Figure scripts:
━━━
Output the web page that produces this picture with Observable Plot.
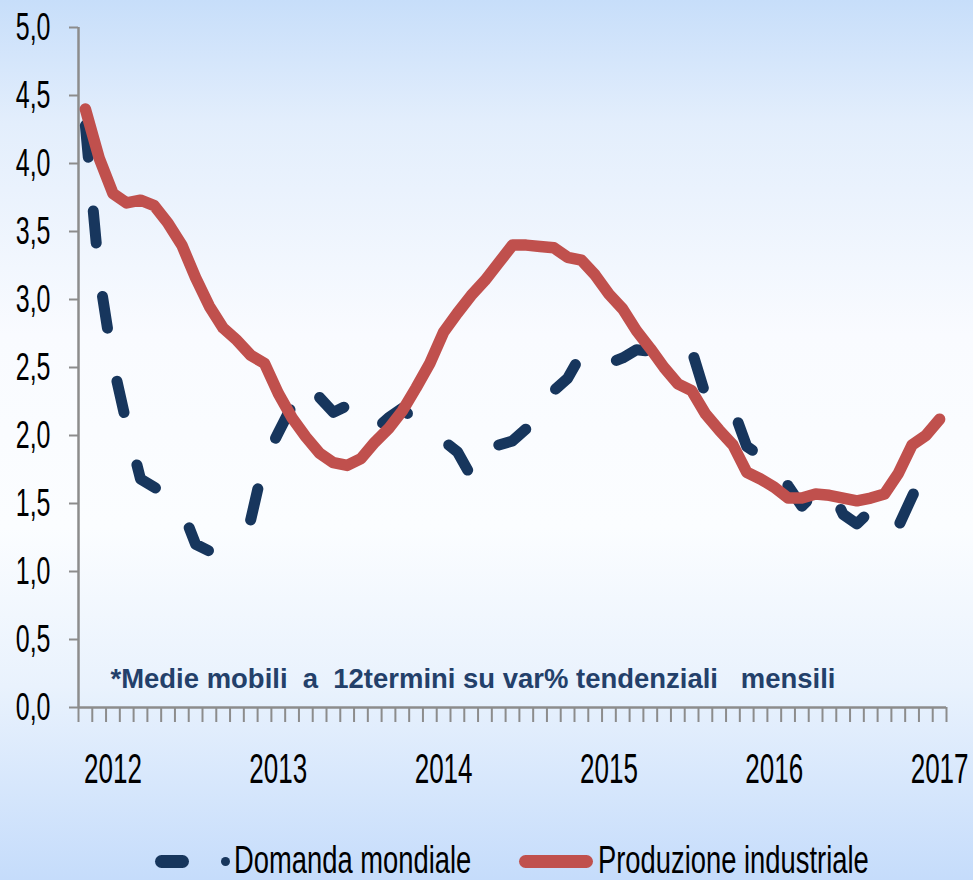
<!DOCTYPE html>
<html>
<head>
<meta charset="utf-8">
<script src="https://cdn.jsdelivr.net/npm/d3@7"></script>
<script src="https://cdn.jsdelivr.net/npm/@observablehq/plot@0.6"></script>
<style>
  html, body { margin: 0; padding: 0; }
  #wrap {
    position: relative; width: 973px; height: 880px; overflow: hidden;
    background: linear-gradient(to bottom, #c7defa 0%, #e3eefc 14%, #f9fbff 38%, #fbfdff 60%, #e9f2fd 78%, #c5dcfb 100%);
    font-family: "Liberation Sans", Arial, sans-serif;
  }
  #legend { position: absolute; left: 0; top: 830px; width: 973px; height: 50px; }
  .sw { position: absolute; border-radius: 7px; }
  .dot { position: absolute; border-radius: 50%; }
  .lt { position: absolute; font-size: 38px; line-height: 1; transform: scaleX(0.72); transform-origin: 0 0; white-space: nowrap; color: #000; }
</style>
</head>
<body>
<div id="wrap">
  <div id="chart"></div>
  <div id="legend"></div>
</div>
<script>
// Monthly observations, Nov 2011 .. Jan 2017 (63 months)
const seriesNames = ["Domanda mondiale", "Produzione industriale"];
const yearLabels = ["2012", "2013", "2014", "2015", "2016", "2017"];
const yearLabelMonthIndex = [2, 14, 26, 38, 50, 62];   // January of each year
const yTicks = [0, 0.5, 1, 1.5, 2, 2.5, 3, 3.5, 4, 4.5, 5];
const note = "*Medie mobili  a  12termini su var% tendenziali   mensili";

const domanda = [
  4.28, 3.18, 2.53, 2.08, 1.68, 1.62, 1.55, 1.46, 1.20, 1.15, 1.18, 1.27,
  1.38, 1.82, 2.02, 2.22, 2.40, 2.28, 2.17, 2.22, 2.20, 2.04, 2.13, 2.20,
  2.10, 1.98, 1.96, 1.88, 1.70, 1.71, 1.93, 1.96, 2.05, 2.30, 2.33, 2.42,
  2.60, 2.50, 2.53, 2.57, 2.63, 2.62, 2.62, 2.63, 2.63, 2.30, 2.28, 2.20,
  1.92, 1.85, 1.83, 1.63, 1.48, 1.58, 1.63, 1.42, 1.35, 1.45, 1.29, 1.33,
  1.55, 1.76, 1.80
];
const produzione = [
  4.40, 4.04, 3.78, 3.71, 3.73, 3.69, 3.56, 3.40, 3.16, 2.95, 2.79, 2.70,
  2.59, 2.53, 2.31, 2.13, 1.99, 1.87, 1.80, 1.78, 1.83, 1.95, 2.05, 2.18,
  2.35, 2.53, 2.76, 2.90, 3.03, 3.14, 3.27, 3.40, 3.40, 3.39, 3.38, 3.31,
  3.29, 3.18, 3.04, 2.93, 2.77, 2.64, 2.50, 2.38, 2.33, 2.16, 2.04, 1.93,
  1.73, 1.68, 1.62, 1.54, 1.54, 1.57, 1.56, 1.54, 1.52, 1.54, 1.57, 1.72,
  1.93, 2.00, 2.12
];

const colors = { [seriesNames[0]]: "#17365d", [seriesNames[1]]: "#c0504d" };
const nMonths = produzione.length;
const boundaries = d3.range(nMonths + 1).map(i => i - 0.5);
const rowsD = domanda.map((v, i) => ({ i, v }));
const rowsP = produzione.map((v, i) => ({ i, v }));
const axisGray = "#8c8c8c";

const chart = Plot.plot({
  width: 973,
  height: 830,
  marginLeft: 78,
  marginRight: 27,
  marginTop: 27,
  marginBottom: 123,
  style: { background: "transparent", fontFamily: "'Liberation Sans', Arial, sans-serif", overflow: "visible" },
  x: { domain: [-0.5, nMonths - 0.5] },
  y: { domain: [0, 5] },
  marks: [
    Plot.axisY({ ticks: yTicks, tickSize: 9, tickPadding: 19, fontSize: 39, stroke: axisGray, strokeWidth: 2, fill: "#000",
      tickFormat: d => d.toFixed(1).replace(".", ","), label: null }),
    Plot.axisX({ ticks: boundaries, tickSize: 15, strokeWidth: 2, stroke: axisGray, tickFormat: () => "", label: null }),
    Plot.axisX({ ticks: yearLabelMonthIndex, tickSize: 0, tickPadding: 46, fontSize: 42, fill: "#000",
      tickFormat: d => yearLabels[yearLabelMonthIndex.indexOf(d)], label: null }),
    Plot.ruleX([-0.5], { stroke: axisGray, strokeWidth: 2.5 }),
    Plot.ruleY([0], { stroke: axisGray, strokeWidth: 2.5 }),
    Plot.text([note], { frameAnchor: "bottom-left", textAnchor: "start", lineAnchor: "bottom", dx: 32, dy: -20,
      fontSize: 28, fontWeight: "bold", fill: "#23406a" }),
    Plot.line(rowsD, { x: "i", y: "v", stroke: colors[seriesNames[0]], strokeWidth: 11,
      strokeDasharray: "32,54", strokeLinecap: "round", strokeLinejoin: "round" }),
    Plot.line(rowsP, { x: "i", y: "v", stroke: colors[seriesNames[1]], strokeWidth: 11.5,
      strokeLinecap: "round", strokeLinejoin: "round" })
  ]
});
document.getElementById("chart").appendChild(chart);

// condensed look of the tick labels (append a horizontal scale to Plot's own translate)
function condense(sel, k) {
  chart.querySelectorAll(sel).forEach(t => {
    const tr = t.getAttribute("transform") || "";
    t.setAttribute("transform", `${tr} scale(${k},1)`);
  });
}
condense('[aria-label="y-axis tick label"] text', 0.64);
condense('[aria-label="x-axis tick label"] text', 0.62);
chart.querySelectorAll("text").forEach(t => {
  if (t.textContent === note) {
    t.style.whiteSpace = "pre";
    t.setAttribute("textLength", 725);
    t.setAttribute("lengthAdjust", "spacingAndGlyphs");
  }
});

// legend
const legend = document.getElementById("legend");
function add(html) { legend.insertAdjacentHTML("beforeend", html); }
add(`<div class="sw" style="left:155px;top:25px;width:34px;height:13px;background:${colors[seriesNames[0]]}"></div>`);
add(`<div class="dot" style="left:221px;top:27px;width:9px;height:9px;background:${colors[seriesNames[0]]}"></div>`);
add(`<div class="lt" style="left:234px;top:11px">${seriesNames[0]}</div>`);
add(`<div class="sw" style="left:519px;top:25px;width:74px;height:13px;background:${colors[seriesNames[1]]}"></div>`);
add(`<div class="lt" style="left:598px;top:11px">${seriesNames[1]}</div>`);
</script>
</body>
</html>
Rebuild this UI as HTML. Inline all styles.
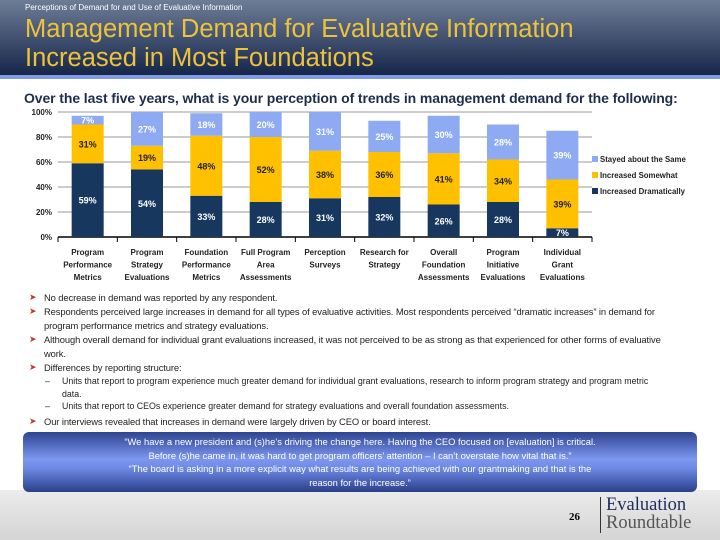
━━━
* [The problem]: Write out the records above exactly as they appear, leaving out any pictures.

* [Solution to the problem]:
Output the web page that produces this picture with Observable Plot.
<!DOCTYPE html>
<html>
<head>
<meta charset="utf-8">
<script src="https://cdn.jsdelivr.net/npm/d3@7"></script>
<script src="https://cdn.jsdelivr.net/npm/@observablehq/plot@0.6"></script>
<style>
  html, body { margin: 0; padding: 0; }
  #wrap {
    position: relative; width: 973px; height: 880px; overflow: hidden;
    background: linear-gradient(to bottom, #c7defa 0%, #e3eefc 14%, #f9fbff 38%, #fbfdff 60%, #e9f2fd 78%, #c5dcfb 100%);
    font-family: "Liberation Sans", Arial, sans-serif;
  }
  #legend { position: absolute; left: 0; top: 830px; width: 973px; height: 50px; }
  .sw { position: absolute; border-radius: 7px; }
  .dot { position: absolute; border-radius: 50%; }
  .lt { position: absolute; font-size: 38px; line-height: 1; transform: scaleX(0.72); transform-origin: 0 0; white-space: nowrap; color: #000; }
</style>
</head>
<body>
<div id="wrap">
  <div id="chart"></div>
  <div id="legend"></div>
</div>
<script>
// Monthly observations, Nov 2011 .. Jan 2017 (63 months)
const seriesNames = ["Domanda mondiale", "Produzione industriale"];
const yearLabels = ["2012", "2013", "2014", "2015", "2016", "2017"];
const yearLabelMonthIndex = [2, 14, 26, 38, 50, 62];   // January of each year
const yTicks = [0, 0.5, 1, 1.5, 2, 2.5, 3, 3.5, 4, 4.5, 5];
const note = "*Medie mobili  a  12termini su var% tendenziali   mensili";

const domanda = [
  4.28, 3.18, 2.53, 2.08, 1.68, 1.62, 1.55, 1.46, 1.20, 1.15, 1.18, 1.27,
  1.38, 1.82, 2.02, 2.22, 2.40, 2.28, 2.17, 2.22, 2.20, 2.04, 2.13, 2.20,
  2.10, 1.98, 1.96, 1.88, 1.70, 1.71, 1.93, 1.96, 2.05, 2.30, 2.33, 2.42,
  2.60, 2.50, 2.53, 2.57, 2.63, 2.62, 2.62, 2.63, 2.63, 2.30, 2.28, 2.20,
  1.92, 1.85, 1.83, 1.63, 1.48, 1.58, 1.63, 1.42, 1.35, 1.45, 1.29, 1.33,
  1.55, 1.76, 1.80
];
const produzione = [
  4.40, 4.04, 3.78, 3.71, 3.73, 3.69, 3.56, 3.40, 3.16, 2.95, 2.79, 2.70,
  2.59, 2.53, 2.31, 2.13, 1.99, 1.87, 1.80, 1.78, 1.83, 1.95, 2.05, 2.18,
  2.35, 2.53, 2.76, 2.90, 3.03, 3.14, 3.27, 3.40, 3.40, 3.39, 3.38, 3.31,
  3.29, 3.18, 3.04, 2.93, 2.77, 2.64, 2.50, 2.38, 2.33, 2.16, 2.04, 1.93,
  1.73, 1.68, 1.62, 1.54, 1.54, 1.57, 1.56, 1.54, 1.52, 1.54, 1.57, 1.72,
  1.93, 2.00, 2.12
];

const colors = { [seriesNames[0]]: "#17365d", [seriesNames[1]]: "#c0504d" };
const nMonths = produzione.length;
const boundaries = d3.range(nMonths + 1).map(i => i - 0.5);
const rowsD = domanda.map((v, i) => ({ i, v }));
const rowsP = produzione.map((v, i) => ({ i, v }));
const axisGray = "#8c8c8c";

const chart = Plot.plot({
  width: 973,
  height: 830,
  marginLeft: 78,
  marginRight: 27,
  marginTop: 27,
  marginBottom: 123,
  style: { background: "transparent", fontFamily: "'Liberation Sans', Arial, sans-serif", overflow: "visible" },
  x: { domain: [-0.5, nMonths - 0.5] },
  y: { domain: [0, 5] },
  marks: [
    Plot.axisY({ ticks: yTicks, tickSize: 9, tickPadding: 19, fontSize: 39, stroke: axisGray, strokeWidth: 2, fill: "#000",
      tickFormat: d => d.toFixed(1).replace(".", ","), label: null }),
    Plot.axisX({ ticks: boundaries, tickSize: 15, strokeWidth: 2, stroke: axisGray, tickFormat: () => "", label: null }),
    Plot.axisX({ ticks: yearLabelMonthIndex, tickSize: 0, tickPadding: 46, fontSize: 42, fill: "#000",
      tickFormat: d => yearLabels[yearLabelMonthIndex.indexOf(d)], label: null }),
    Plot.ruleX([-0.5], { stroke: axisGray, strokeWidth: 2.5 }),
    Plot.ruleY([0], { stroke: axisGray, strokeWidth: 2.5 }),
    Plot.text([note], { frameAnchor: "bottom-left", textAnchor: "start", lineAnchor: "bottom", dx: 32, dy: -20,
      fontSize: 28, fontWeight: "bold", fill: "#23406a" }),
    Plot.line(rowsD, { x: "i", y: "v", stroke: colors[seriesNames[0]], strokeWidth: 11,
      strokeDasharray: "32,54", strokeLinecap: "round", strokeLinejoin: "round" }),
    Plot.line(rowsP, { x: "i", y: "v", stroke: colors[seriesNames[1]], strokeWidth: 11.5,
      strokeLinecap: "round", strokeLinejoin: "round" })
  ]
});
document.getElementById("chart").appendChild(chart);

// condensed look of the tick labels (append a horizontal scale to Plot's own translate)
function condense(sel, k) {
  chart.querySelectorAll(sel).forEach(t => {
    const tr = t.getAttribute("transform") || "";
    t.setAttribute("transform", `${tr} scale(${k},1)`);
  });
}
condense('[aria-label="y-axis tick label"] text', 0.64);
condense('[aria-label="x-axis tick label"] text', 0.62);
chart.querySelectorAll("text").forEach(t => {
  if (t.textContent === note) {
    t.style.whiteSpace = "pre";
    t.setAttribute("textLength", 725);
    t.setAttribute("lengthAdjust", "spacingAndGlyphs");
  }
});

// legend
const legend = document.getElementById("legend");
function add(html) { legend.insertAdjacentHTML("beforeend", html); }
add(`<div class="sw" style="left:155px;top:25px;width:34px;height:13px;background:${colors[seriesNames[0]]}"></div>`);
add(`<div class="dot" style="left:221px;top:27px;width:9px;height:9px;background:${colors[seriesNames[0]]}"></div>`);
add(`<div class="lt" style="left:234px;top:11px">${seriesNames[0]}</div>`);
add(`<div class="sw" style="left:519px;top:25px;width:74px;height:13px;background:${colors[seriesNames[1]]}"></div>`);
add(`<div class="lt" style="left:598px;top:11px">${seriesNames[1]}</div>`);
</script>
</body>
</html>
Rebuild this UI as HTML. Inline all styles.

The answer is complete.